--- Data rows ---
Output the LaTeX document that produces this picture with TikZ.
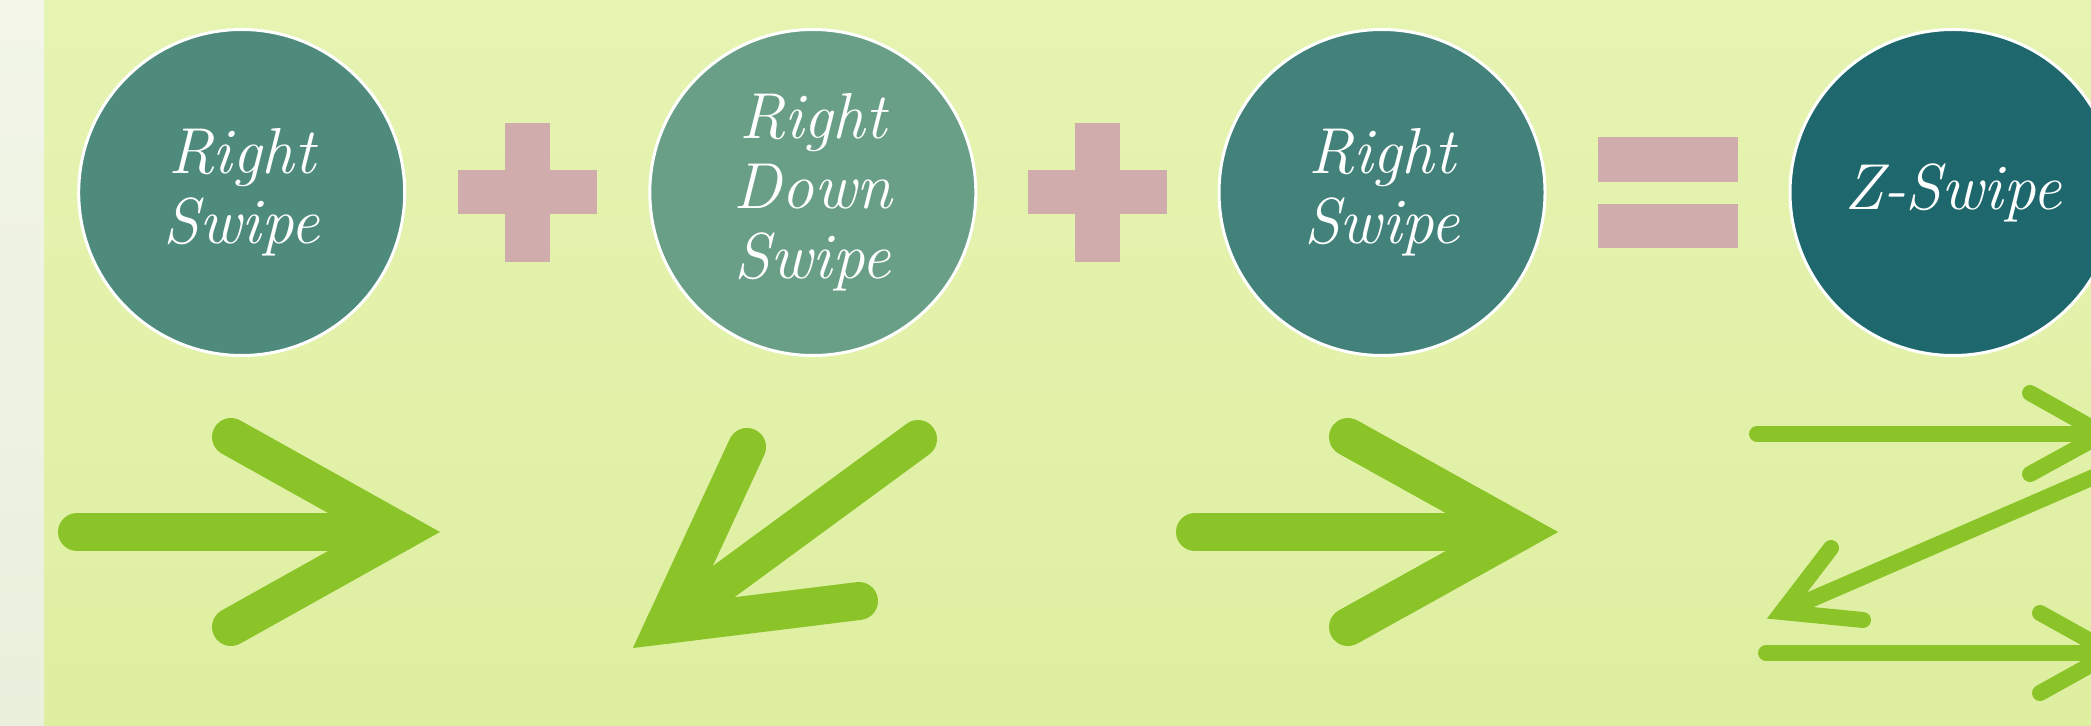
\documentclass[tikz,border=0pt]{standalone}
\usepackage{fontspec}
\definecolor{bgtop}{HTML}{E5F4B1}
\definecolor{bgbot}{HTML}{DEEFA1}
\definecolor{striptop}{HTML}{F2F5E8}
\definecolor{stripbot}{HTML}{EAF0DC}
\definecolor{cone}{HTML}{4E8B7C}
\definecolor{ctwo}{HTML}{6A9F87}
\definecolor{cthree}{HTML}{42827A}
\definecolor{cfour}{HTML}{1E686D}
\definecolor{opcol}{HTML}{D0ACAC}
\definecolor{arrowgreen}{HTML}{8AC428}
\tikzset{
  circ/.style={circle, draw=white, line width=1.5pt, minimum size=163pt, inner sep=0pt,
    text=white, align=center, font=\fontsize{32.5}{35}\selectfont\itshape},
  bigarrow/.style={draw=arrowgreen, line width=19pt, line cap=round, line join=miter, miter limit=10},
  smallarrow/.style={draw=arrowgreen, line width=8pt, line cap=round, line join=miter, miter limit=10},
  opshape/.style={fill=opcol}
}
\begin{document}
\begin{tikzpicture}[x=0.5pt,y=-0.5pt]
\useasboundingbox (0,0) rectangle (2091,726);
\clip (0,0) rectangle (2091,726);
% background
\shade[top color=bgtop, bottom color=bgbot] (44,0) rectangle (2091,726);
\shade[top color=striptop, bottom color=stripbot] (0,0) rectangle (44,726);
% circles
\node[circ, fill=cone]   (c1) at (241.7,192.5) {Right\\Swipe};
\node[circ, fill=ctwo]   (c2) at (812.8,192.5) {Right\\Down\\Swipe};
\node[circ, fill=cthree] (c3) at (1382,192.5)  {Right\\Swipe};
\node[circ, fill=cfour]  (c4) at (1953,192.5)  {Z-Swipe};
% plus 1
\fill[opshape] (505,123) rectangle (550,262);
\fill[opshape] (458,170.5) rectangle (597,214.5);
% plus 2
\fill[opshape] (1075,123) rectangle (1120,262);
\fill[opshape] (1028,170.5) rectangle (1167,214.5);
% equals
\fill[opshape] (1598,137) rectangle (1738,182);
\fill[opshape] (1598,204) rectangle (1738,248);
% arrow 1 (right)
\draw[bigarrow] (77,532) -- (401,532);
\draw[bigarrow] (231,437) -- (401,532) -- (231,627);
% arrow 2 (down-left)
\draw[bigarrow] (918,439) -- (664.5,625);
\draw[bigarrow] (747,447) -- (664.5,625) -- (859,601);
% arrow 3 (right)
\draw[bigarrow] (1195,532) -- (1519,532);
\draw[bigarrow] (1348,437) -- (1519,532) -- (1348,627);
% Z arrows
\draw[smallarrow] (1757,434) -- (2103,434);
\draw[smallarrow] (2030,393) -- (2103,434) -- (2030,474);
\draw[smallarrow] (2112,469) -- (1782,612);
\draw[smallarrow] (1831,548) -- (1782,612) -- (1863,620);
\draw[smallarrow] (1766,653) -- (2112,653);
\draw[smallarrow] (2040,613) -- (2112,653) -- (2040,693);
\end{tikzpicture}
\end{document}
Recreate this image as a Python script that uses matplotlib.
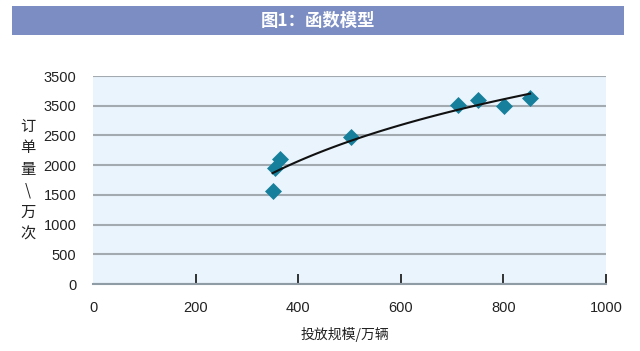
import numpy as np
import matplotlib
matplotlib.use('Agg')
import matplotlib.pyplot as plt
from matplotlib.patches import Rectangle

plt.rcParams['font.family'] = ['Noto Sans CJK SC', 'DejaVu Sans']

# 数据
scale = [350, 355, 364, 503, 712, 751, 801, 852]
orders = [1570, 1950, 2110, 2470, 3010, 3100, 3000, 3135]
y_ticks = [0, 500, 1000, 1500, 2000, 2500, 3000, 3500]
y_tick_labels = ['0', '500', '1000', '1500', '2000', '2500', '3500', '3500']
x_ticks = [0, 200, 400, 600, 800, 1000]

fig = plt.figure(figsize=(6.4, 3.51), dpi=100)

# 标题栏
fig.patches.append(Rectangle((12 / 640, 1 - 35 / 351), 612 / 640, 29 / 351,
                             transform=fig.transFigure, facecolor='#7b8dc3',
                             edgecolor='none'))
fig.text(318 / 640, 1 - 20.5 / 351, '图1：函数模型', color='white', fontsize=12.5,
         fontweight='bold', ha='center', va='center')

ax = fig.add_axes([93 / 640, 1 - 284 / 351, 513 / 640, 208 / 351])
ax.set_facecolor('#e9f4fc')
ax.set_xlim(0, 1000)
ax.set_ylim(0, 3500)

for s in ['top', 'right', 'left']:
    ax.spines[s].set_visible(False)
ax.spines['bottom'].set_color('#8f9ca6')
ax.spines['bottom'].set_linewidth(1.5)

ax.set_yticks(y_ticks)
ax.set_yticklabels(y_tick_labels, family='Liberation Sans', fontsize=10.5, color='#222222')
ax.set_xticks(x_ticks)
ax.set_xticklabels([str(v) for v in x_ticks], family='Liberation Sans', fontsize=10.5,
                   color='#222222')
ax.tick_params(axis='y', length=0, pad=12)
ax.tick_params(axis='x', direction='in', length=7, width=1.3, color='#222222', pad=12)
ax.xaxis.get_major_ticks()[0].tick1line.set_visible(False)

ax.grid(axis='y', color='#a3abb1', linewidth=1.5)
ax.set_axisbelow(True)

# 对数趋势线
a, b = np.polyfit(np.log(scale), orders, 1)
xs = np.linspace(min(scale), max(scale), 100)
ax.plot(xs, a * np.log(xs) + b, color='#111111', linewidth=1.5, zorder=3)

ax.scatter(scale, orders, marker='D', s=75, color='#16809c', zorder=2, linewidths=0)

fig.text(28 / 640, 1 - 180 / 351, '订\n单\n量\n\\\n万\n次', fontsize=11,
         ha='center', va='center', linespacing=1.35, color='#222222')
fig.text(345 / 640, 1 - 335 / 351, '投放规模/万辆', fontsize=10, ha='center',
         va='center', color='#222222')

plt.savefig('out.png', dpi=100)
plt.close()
---
--- Data rows ---
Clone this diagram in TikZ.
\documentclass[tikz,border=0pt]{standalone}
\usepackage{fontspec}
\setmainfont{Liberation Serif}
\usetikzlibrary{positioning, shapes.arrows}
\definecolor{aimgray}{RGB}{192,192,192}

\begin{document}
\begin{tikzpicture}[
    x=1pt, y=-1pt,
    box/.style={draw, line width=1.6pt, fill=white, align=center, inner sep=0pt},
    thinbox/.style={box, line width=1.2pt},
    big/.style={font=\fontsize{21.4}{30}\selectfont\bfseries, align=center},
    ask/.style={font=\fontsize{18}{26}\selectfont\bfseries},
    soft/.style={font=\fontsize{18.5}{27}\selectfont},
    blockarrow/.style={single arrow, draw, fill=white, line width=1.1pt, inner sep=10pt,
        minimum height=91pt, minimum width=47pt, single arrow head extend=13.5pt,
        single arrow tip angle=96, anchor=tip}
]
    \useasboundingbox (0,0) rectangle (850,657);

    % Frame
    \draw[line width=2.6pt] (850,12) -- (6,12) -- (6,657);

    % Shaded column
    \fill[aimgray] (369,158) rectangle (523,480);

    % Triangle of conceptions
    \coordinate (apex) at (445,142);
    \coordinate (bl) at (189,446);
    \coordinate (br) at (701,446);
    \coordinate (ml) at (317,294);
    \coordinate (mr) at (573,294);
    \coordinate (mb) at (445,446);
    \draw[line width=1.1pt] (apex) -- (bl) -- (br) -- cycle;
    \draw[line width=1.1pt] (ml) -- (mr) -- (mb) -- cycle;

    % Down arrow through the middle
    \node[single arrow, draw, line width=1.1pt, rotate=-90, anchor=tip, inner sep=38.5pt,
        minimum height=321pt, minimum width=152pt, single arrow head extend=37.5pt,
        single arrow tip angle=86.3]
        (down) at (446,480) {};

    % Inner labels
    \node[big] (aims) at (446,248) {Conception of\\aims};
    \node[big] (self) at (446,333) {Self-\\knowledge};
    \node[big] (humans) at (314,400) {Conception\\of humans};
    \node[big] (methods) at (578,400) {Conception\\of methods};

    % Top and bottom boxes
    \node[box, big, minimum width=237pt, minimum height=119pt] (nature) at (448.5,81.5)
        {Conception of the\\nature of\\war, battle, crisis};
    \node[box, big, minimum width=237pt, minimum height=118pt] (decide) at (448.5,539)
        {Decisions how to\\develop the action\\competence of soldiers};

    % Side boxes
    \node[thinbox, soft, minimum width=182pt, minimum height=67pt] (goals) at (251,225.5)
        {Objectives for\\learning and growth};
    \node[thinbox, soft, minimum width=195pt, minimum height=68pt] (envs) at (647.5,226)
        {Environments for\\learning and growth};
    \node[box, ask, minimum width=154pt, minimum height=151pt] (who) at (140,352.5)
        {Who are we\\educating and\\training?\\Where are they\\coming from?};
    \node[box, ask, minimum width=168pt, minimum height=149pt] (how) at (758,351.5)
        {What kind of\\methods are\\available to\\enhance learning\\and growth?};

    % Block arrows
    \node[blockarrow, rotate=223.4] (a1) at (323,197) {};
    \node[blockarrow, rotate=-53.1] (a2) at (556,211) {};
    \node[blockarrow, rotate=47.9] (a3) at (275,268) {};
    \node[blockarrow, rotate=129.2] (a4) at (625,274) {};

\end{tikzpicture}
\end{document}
---
## Set task
The first line to copy holds "Recreate this image", and the last holds "ax.spines['bottom'].set_linewidth(1.5)". Copy them and the lines between exactly, leaving out pictures.

## Full solution
Recreate this image as a Python script that uses matplotlib.
import numpy as np
import matplotlib
matplotlib.use('Agg')
import matplotlib.pyplot as plt
from matplotlib.patches import Rectangle

plt.rcParams['font.family'] = ['Noto Sans CJK SC', 'DejaVu Sans']

# 数据
scale = [350, 355, 364, 503, 712, 751, 801, 852]
orders = [1570, 1950, 2110, 2470, 3010, 3100, 3000, 3135]
y_ticks = [0, 500, 1000, 1500, 2000, 2500, 3000, 3500]
y_tick_labels = ['0', '500', '1000', '1500', '2000', '2500', '3500', '3500']
x_ticks = [0, 200, 400, 600, 800, 1000]

fig = plt.figure(figsize=(6.4, 3.51), dpi=100)

# 标题栏
fig.patches.append(Rectangle((12 / 640, 1 - 35 / 351), 612 / 640, 29 / 351,
                             transform=fig.transFigure, facecolor='#7b8dc3',
                             edgecolor='none'))
fig.text(318 / 640, 1 - 20.5 / 351, '图1：函数模型', color='white', fontsize=12.5,
         fontweight='bold', ha='center', va='center')

ax = fig.add_axes([93 / 640, 1 - 284 / 351, 513 / 640, 208 / 351])
ax.set_facecolor('#e9f4fc')
ax.set_xlim(0, 1000)
ax.set_ylim(0, 3500)

for s in ['top', 'right', 'left']:
    ax.spines[s].set_visible(False)
ax.spines['bottom'].set_color('#8f9ca6')
ax.spines['bottom'].set_linewidth(1.5)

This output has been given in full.